During that decade, judges were sentencing more people to prison under the
Fair Sentencing Act, which did not include parole, said Ron Wright, a Wake
Forest Law School professor who has studied prison sentencing for the last
10 years.

"Meanwhile the state's population is going up, the number of convictions is
up and the state wasn't building prisons very much," Wright said.

Since the 1980s crunch, lawmakers have tried a number of methods in an
ongoing attempt to adjust for prison overcrowding. A prison population cap
was added, then repealed several years later. Parole came and went twice in
the last 20 years.

As for the most recent dilemma, district attorneys may be partly to blame
because of overuse of the habitual felon statute, Wright said.

"The district attorneys have it coming to them," he said. "They have
tripled its use - it was originally intended to be sort of an exception.
That big increase has started to add up on them."

A resolution based on review of all of the state's sentencing policies, not
just the habitual felon law, is needed soon, Wright said.
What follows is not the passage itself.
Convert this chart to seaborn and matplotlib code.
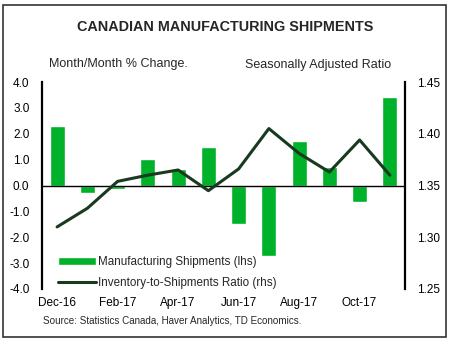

He points out
that in 1994, the sentencing commission's predictions for population growth
indicated the next major need for new prison construction would come in 2004.

"In prison building terms, 2004 is just around the corner," Wright said.
"At this point, you've got to decide: Are you going to build more prisons
or adjust things on the sentencing side and cut down on prison intake?"

Any recommendations by the sentencing commission are just that, stressed
Katzenelson. The group can only propose policy and solutions to prison
overcrowding, as it will at its upcoming Sept. 14 meeting in Raleigh. It is
up to lawmakers to make the final decisions.

No recommendation will please everyone eyeing the prison space crunch, she
said. Ultimately, the commission may have to play the role of Solomon and
risk making everyone involved at least partially displeased.

"I've got children, and I hate them being crowded into classes with 29
other kids, so I don't like hearing we need to spend money on prisons,"
Katzenelson said.

"But I also know there are people that should be housed in prisons."